## [Written problem]
Without the pictures, repeat the listing character for character.

-- start of Supplied material --

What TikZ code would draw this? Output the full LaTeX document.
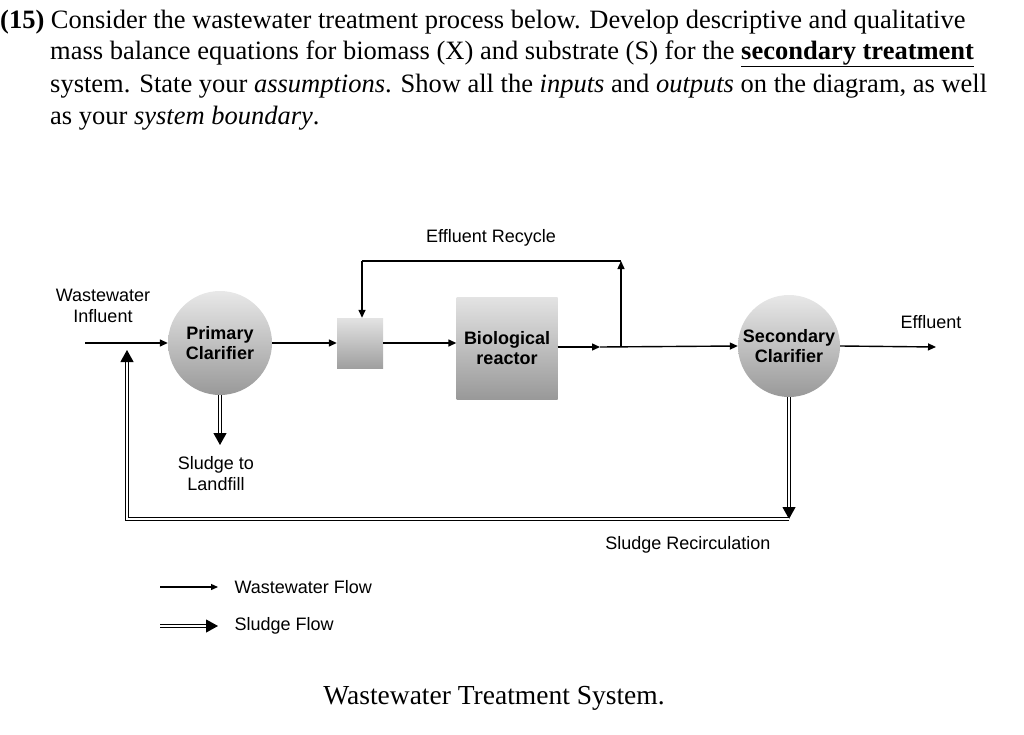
\documentclass[tikz,border=0pt]{standalone}
\usepackage{fontspec}
\setmainfont{Liberation Serif}
\newfontfamily\sansf{Liberation Sans}
\usetikzlibrary{arrows.meta}
\begin{document}
\begin{tikzpicture}[x=1pt,y=-1pt,
 lab/.style={font=\sansf\fontsize{18}{21}\selectfont,align=center},
 blab/.style={font=\sansf\bfseries\fontsize{18}{20}\selectfont,align=center},
 flow/.style={draw,line width=1.4pt,-{Triangle[length=8pt,width=7pt]}},
 sludge/.style={draw,double,line width=1.1pt,double distance=2.5pt,-{Triangle[length=12pt,width=13pt]}},
 plain/.style={draw,line width=1.4pt},
 ttl/.style={font=\fontsize{26.5}{30}\selectfont,anchor=west,inner sep=0}]
\useasboundingbox (0,0) rectangle (1024,735);
% question text
\node[ttl] (t1) at (0,22) {\textbf{(15)} Consider the wastewater treatment process below. Develop descriptive and qualitative};
\node[ttl] (t2) at (50,54) {mass balance equations for biomass (X) and substrate (S) for the \underline{\textbf{secondary treatment}}};
\node[ttl] (t3) at (50,86) {system. State your \textit{assumptions}. Show all the \textit{inputs} and \textit{outputs} on the diagram, as well};
\node[ttl] (t4) at (50,118) {as your \textit{system boundary}.};
% units
\node[circle,minimum size=104pt,inner sep=0,top color=gray!18,bottom color=gray!80,blab] (pc) at (220,343) {Primary\\Clarifier};
\node[minimum width=46pt,minimum height=50pt,inner sep=0,top color=gray!22,bottom color=gray!75] (mx) at (360,343) {};
\node[minimum width=101pt,minimum height=102pt,inner sep=0,top color=gray!22,bottom color=gray!80,blab] (br) at (507,348) {Biological\\reactor};
\node[circle,minimum size=102pt,inner sep=0,top color=gray!18,bottom color=gray!80,blab] (sc) at (789,346) {Secondary\\Clarifier};
% coordinates
\coordinate (in0) at (85,343);
\coordinate (jn) at (127,350);
\coordinate (bl) at (127,519);
\coordinate (br0) at (789,519);
\coordinate (sp) at (600,347);
\coordinate (rj) at (621,347);
\coordinate (rt) at (621,261);
\coordinate (lt) at (362,261);
\coordinate (ef) at (936,347);
\coordinate (ld) at (220,445);
% connectors
\path[flow] (in0) -- (pc.west |- in0);
\path[flow] (pc.east) -- (mx.west);
\path[flow] (mx.east) -- (br.west |- mx.east);
\path[flow] (br.east |- sp) -- (sp);
\path[flow] (sp) -- (sc.west);
\path[flow] (rj) -- (rt);
\path[plain] (rt) -- (lt);
\path[flow] (lt) -- (mx.north -| lt);
\path[flow] (sc.east) -- (ef);
\path[sludge] (pc.south) -- (ld);
\path[sludge] (sc.south) -- (br0);
\path[sludge] (br0) -- (bl) -- (jn);
% labels
\node[lab] (l1) at (491,238) {Effluent Recycle};
\node[lab] (l2) at (103,306) {Wastewater\\Influent};
\node[lab] (l3) at (931,322) {Effluent};
\node[lab] (l4) at (216,474) {Sludge to\\Landfill};
\node[lab] (l5) at (688,545) {Sludge Recirculation};
% legend
\coordinate (a1) at (160,587); \coordinate (a2) at (218,587);
\coordinate (b1) at (160,626); \coordinate (b2) at (218,626);
\path[draw,line width=1.3pt,-{Triangle[length=7pt,width=6pt]}] (a1) -- (a2);
\path[sludge] (b1) -- (b2);
\node[lab,anchor=west] (g1) at (231,587) {Wastewater Flow};
\node[lab,anchor=west] (g2) at (231,626) {Sludge Flow};
\node[font=\fontsize{27.5}{30}\selectfont] (cap) at (494,698) {Wastewater Treatment System.};
\end{tikzpicture}
\end{document}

-- end of Supplied material --

## [Finished exercise]
What TikZ code would draw this? Output the full LaTeX document.
\documentclass[tikz,border=0pt]{standalone}
\usepackage{fontspec}
\setmainfont{Liberation Serif}
\newfontfamily\sansf{Liberation Sans}
\usetikzlibrary{arrows.meta}
\begin{document}
\begin{tikzpicture}[x=1pt,y=-1pt,
 lab/.style={font=\sansf\fontsize{18}{21}\selectfont,align=center},
 blab/.style={font=\sansf\bfseries\fontsize{18}{20}\selectfont,align=center},
 flow/.style={draw,line width=1.4pt,-{Triangle[length=8pt,width=7pt]}},
 sludge/.style={draw,double,line width=1.1pt,double distance=2.5pt,-{Triangle[length=12pt,width=13pt]}},
 plain/.style={draw,line width=1.4pt},
 ttl/.style={font=\fontsize{26.5}{30}\selectfont,anchor=west,inner sep=0}]
\useasboundingbox (0,0) rectangle (1024,735);
% question text
\node[ttl] (t1) at (0,22) {\textbf{(15)} Consider the wastewater treatment process below. Develop descriptive and qualitative};
\node[ttl] (t2) at (50,54) {mass balance equations for biomass (X) and substrate (S) for the \underline{\textbf{secondary treatment}}};
\node[ttl] (t3) at (50,86) {system. State your \textit{assumptions}. Show all the \textit{inputs} and \textit{outputs} on the diagram, as well};
\node[ttl] (t4) at (50,118) {as your \textit{system boundary}.};
% units
\node[circle,minimum size=104pt,inner sep=0,top color=gray!18,bottom color=gray!80,blab] (pc) at (220,343) {Primary\\Clarifier};
\node[minimum width=46pt,minimum height=50pt,inner sep=0,top color=gray!22,bottom color=gray!75] (mx) at (360,343) {};
\node[minimum width=101pt,minimum height=102pt,inner sep=0,top color=gray!22,bottom color=gray!80,blab] (br) at (507,348) {Biological\\reactor};
\node[circle,minimum size=102pt,inner sep=0,top color=gray!18,bottom color=gray!80,blab] (sc) at (789,346) {Secondary\\Clarifier};
% coordinates
\coordinate (in0) at (85,343);
\coordinate (jn) at (127,350);
\coordinate (bl) at (127,519);
\coordinate (br0) at (789,519);
\coordinate (sp) at (600,347);
\coordinate (rj) at (621,347);
\coordinate (rt) at (621,261);
\coordinate (lt) at (362,261);
\coordinate (ef) at (936,347);
\coordinate (ld) at (220,445);
% connectors
\path[flow] (in0) -- (pc.west |- in0);
\path[flow] (pc.east) -- (mx.west);
\path[flow] (mx.east) -- (br.west |- mx.east);
\path[flow] (br.east |- sp) -- (sp);
\path[flow] (sp) -- (sc.west);
\path[flow] (rj) -- (rt);
\path[plain] (rt) -- (lt);
\path[flow] (lt) -- (mx.north -| lt);
\path[flow] (sc.east) -- (ef);
\path[sludge] (pc.south) -- (ld);
\path[sludge] (sc.south) -- (br0);
\path[sludge] (br0) -- (bl) -- (jn);
% labels
\node[lab] (l1) at (491,238) {Effluent Recycle};
\node[lab] (l2) at (103,306) {Wastewater\\Influent};
\node[lab] (l3) at (931,322) {Effluent};
\node[lab] (l4) at (216,474) {Sludge to\\Landfill};
\node[lab] (l5) at (688,545) {Sludge Recirculation};
% legend
\coordinate (a1) at (160,587); \coordinate (a2) at (218,587);
\coordinate (b1) at (160,626); \coordinate (b2) at (218,626);
\path[draw,line width=1.3pt,-{Triangle[length=7pt,width=6pt]}] (a1) -- (a2);
\path[sludge] (b1) -- (b2);
\node[lab,anchor=west] (g1) at (231,587) {Wastewater Flow};
\node[lab,anchor=west] (g2) at (231,626) {Sludge Flow};
\node[font=\fontsize{27.5}{30}\selectfont] (cap) at (494,698) {Wastewater Treatment System.};
\end{tikzpicture}
\end{document}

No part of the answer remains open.